──────── TASK MATERIAL
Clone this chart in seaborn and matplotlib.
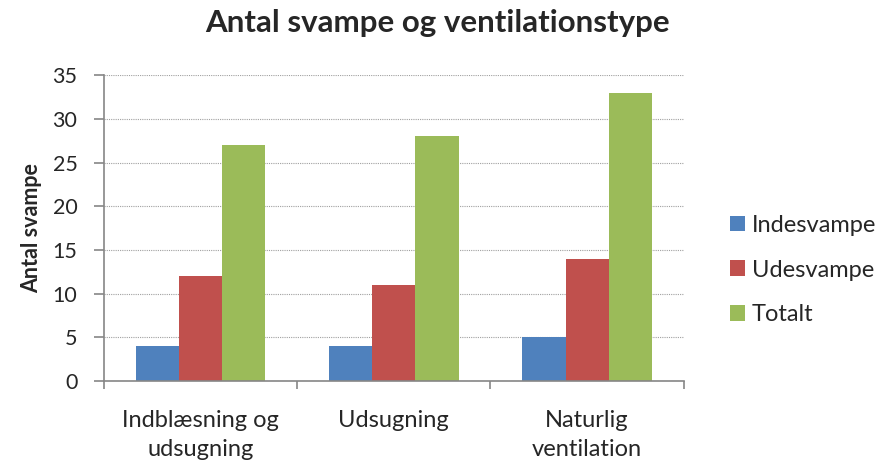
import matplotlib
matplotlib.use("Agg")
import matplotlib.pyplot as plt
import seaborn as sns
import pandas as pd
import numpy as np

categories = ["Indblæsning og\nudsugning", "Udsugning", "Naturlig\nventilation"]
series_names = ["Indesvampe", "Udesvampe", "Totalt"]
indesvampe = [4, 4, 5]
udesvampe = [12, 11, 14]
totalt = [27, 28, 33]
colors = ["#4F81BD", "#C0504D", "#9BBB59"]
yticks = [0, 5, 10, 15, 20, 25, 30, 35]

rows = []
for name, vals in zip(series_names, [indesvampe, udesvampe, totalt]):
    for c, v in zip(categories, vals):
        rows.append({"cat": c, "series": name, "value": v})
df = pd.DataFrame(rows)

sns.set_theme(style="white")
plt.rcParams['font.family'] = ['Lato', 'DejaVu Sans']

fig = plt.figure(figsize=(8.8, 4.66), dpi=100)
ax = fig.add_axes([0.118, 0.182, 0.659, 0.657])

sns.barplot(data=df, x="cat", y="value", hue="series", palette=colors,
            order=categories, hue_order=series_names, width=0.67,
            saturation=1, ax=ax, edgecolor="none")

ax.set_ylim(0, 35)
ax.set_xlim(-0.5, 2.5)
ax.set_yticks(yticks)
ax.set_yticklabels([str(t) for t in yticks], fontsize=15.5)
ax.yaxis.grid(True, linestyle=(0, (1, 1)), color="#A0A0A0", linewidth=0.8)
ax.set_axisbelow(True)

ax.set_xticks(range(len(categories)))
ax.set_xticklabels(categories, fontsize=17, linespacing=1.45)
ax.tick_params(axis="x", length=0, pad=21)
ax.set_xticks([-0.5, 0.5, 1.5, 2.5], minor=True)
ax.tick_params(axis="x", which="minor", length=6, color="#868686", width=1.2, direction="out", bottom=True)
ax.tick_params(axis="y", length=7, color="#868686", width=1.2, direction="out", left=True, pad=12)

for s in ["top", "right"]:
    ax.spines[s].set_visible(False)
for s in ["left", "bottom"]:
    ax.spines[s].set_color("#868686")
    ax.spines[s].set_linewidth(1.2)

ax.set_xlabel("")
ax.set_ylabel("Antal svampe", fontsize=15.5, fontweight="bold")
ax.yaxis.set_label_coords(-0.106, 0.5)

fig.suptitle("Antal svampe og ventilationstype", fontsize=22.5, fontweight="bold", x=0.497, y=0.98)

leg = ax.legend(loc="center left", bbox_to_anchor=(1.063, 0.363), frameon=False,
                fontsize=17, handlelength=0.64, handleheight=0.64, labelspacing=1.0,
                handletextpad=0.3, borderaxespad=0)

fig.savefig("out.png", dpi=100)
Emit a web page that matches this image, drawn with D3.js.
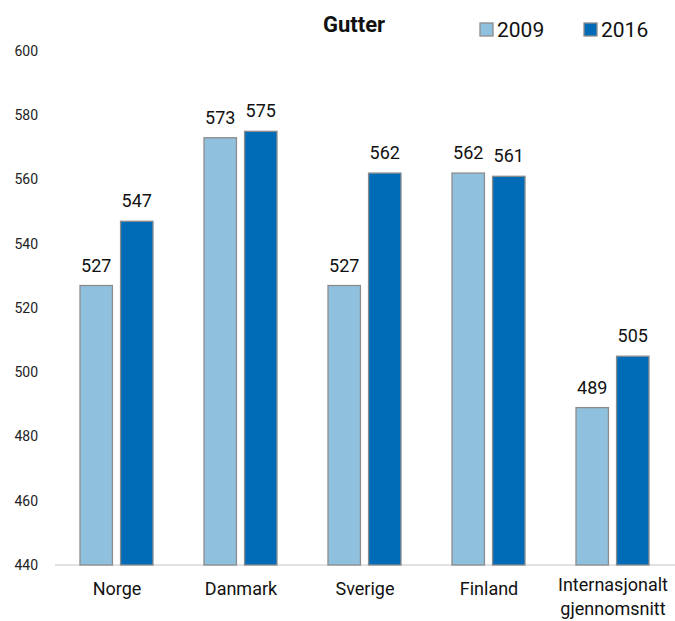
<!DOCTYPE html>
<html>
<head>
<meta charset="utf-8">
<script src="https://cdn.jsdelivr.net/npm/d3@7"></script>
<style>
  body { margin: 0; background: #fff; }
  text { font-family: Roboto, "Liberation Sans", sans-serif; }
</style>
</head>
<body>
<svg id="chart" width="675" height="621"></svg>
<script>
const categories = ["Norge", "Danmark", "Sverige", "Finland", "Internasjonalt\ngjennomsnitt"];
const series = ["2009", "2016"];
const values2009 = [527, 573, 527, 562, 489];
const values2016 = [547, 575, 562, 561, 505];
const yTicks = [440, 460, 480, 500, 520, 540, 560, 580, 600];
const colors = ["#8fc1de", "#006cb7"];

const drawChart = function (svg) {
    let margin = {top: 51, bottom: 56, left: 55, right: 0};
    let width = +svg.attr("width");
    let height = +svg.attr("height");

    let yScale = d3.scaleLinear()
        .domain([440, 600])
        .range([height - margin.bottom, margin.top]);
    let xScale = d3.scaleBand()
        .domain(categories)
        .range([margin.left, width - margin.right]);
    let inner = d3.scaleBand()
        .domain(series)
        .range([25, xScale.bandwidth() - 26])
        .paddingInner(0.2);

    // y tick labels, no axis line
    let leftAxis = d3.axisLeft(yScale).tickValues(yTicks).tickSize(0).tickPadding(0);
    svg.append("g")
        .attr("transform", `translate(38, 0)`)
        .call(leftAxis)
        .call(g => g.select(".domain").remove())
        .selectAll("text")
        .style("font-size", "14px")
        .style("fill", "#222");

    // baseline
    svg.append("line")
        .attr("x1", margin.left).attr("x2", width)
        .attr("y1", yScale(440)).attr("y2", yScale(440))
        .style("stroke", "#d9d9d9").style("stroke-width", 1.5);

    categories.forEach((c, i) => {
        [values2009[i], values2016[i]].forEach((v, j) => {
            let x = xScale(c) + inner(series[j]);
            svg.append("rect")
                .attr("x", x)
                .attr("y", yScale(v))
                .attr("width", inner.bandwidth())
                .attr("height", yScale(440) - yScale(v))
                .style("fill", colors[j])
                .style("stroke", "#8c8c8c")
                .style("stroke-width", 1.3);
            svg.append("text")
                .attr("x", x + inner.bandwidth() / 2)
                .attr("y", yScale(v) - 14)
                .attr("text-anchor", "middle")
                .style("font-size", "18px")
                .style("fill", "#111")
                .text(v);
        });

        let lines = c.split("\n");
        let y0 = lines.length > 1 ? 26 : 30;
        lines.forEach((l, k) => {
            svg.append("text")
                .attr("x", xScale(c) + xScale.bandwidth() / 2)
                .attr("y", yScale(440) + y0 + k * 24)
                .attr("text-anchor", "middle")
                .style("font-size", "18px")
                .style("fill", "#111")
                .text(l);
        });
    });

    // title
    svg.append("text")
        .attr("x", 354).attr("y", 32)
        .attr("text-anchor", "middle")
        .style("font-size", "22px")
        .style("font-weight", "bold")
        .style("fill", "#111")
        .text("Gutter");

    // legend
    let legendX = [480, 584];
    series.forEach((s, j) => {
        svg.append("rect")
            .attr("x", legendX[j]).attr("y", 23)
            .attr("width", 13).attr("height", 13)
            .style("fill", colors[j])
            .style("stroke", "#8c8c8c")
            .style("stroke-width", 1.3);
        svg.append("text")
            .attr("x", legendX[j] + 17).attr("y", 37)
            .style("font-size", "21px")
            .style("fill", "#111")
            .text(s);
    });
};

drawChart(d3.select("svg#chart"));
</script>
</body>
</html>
────────────────
## [PROMPT]
Copy nothing but the lines from the top of the data down to the line containing "import numpy as np", and leave the pictures out.

## [ANSWER FOR THIS EXERCISE]
Clone this chart in seaborn and matplotlib.
import matplotlib
matplotlib.use("Agg")
import matplotlib.pyplot as plt
import seaborn as sns
import pandas as pd
import numpy as np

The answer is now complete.